Quite simply. I am assuming that some of you value a clean and neat house. But I sure bet there are some times when you are in  rush to get to work, or are not feeling well or some such other thing tells you that it doesn’t “make sense” to make your bed. In this case, you are affirming something that is actually quite hard for many people to appreciate. And what is that? That there is an “efficient” amount of “pollution.” It should be obvious to you that zero pollution is not a problem. But what should also one day become obvious is that there are no such things as pollution problems in and of themselves. Coase obviously understood this.

We mean this for two reasons. First, we only have “pollution” problems when outside agents are negatively influenced by your actions. You may think of a factory in the North Slope of Alaska emitting nothing more than water vapor as not being a polluter. Had a fruit drying factory set up shop next door, then it is the case that the humidity from the water vapor starts to cause problems.

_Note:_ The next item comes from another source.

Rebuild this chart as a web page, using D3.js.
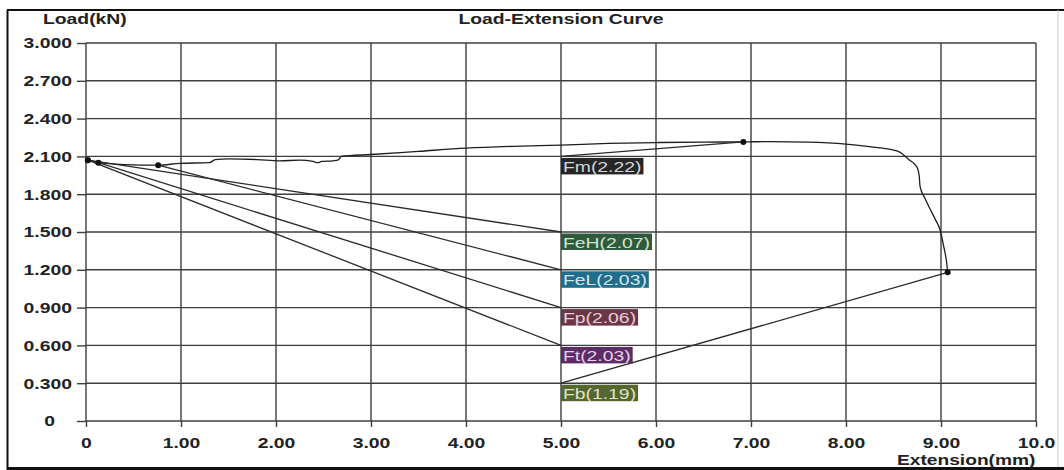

BUT … and this is a huge but … it’s obvious that “it takes two to tango.” But doing the tango STILL does not mean we have a “pollution” problem. It only becomes a problem when the pollution is not paid for. This makes perfect sense to folks who understand the difference between costs and emotions. Pollution is a cost like any other – like electricity, like labor, like wood, nails, glue, paper and computers. When you are firm deciding to use paper, you use as much as is “worth it.” In other words, it is wasteful to use paper that is not making your firm better able to produce things of value. The same exact thing is true of a pollutant. 

Understood properly, there is either efficient pollution or inefficient pollution. A good economics student understands that pollution is a cost, and that it makes sense to bear this cost when the emission of such pollution imposes smaller costs than the value generated. Pollution is only a “problem” insofar is someone can emit it without paying for its full costs. And in this case, when we say that we have “solved” a pollution problem, we do not mean that no pollution is emitted, or that pollution costs are not falling upon someone, perhaps even a third party. Not at all. What we are saying is that the pollution that is being emitted is paid for. It is contributing efficiently to something else that we value – no differently than a laptop, a lightbulb or an assembly line worker. To think of it any other way is to be employing an entirely different set of ethical values. There’s nothing wrong with that, but it certainly cannot then take the claim of being a scientific position.

So, sometimes it makes sense to keep your bed messy. The messy bed is not itself “good” but merely a cost that is required to enable you to do other things that are, at the margin, more important.

Have a nice weekend, will be tuning out for a few more days.

3 Responses to “Did You Make Your Bed Today?”

  1. RIT_Rich says:

    Your points are obviously well put. The problem, which I discovered a few days ago as I was trying to explain to someone why recycling certain goods was counterproductive…is that the person you are trying to make such points to usually doesn’t have the 1) patience or ability to sit through an explanation of this caliber, or 2) is basing their opinion on an emotional appeal against which no logical argument can prevail.

    Either that, or we are terrible at explaining such things to such people.

    Whichever is the cause, it seems unlikely to me that the majority of people will ever be able to understand such a simple argument. If they did, they would understand a lot of other much simpler economic arguments, which most people don’t.

    • Harry says:

      Well put too, Rich.

      I can share your and Wintercow’s frustration with the crickets’ attention span, barely enough to contemplate a tweet. The more troubling problem is that people like YOUR senator Chuck, who scored as we all know 800’s on his boards and must have paid attention in school, willfully ignores facts to serve what he feels are higher goals, like redistributing property from some to others.

      Best wishes to WC for his off-the-grid time.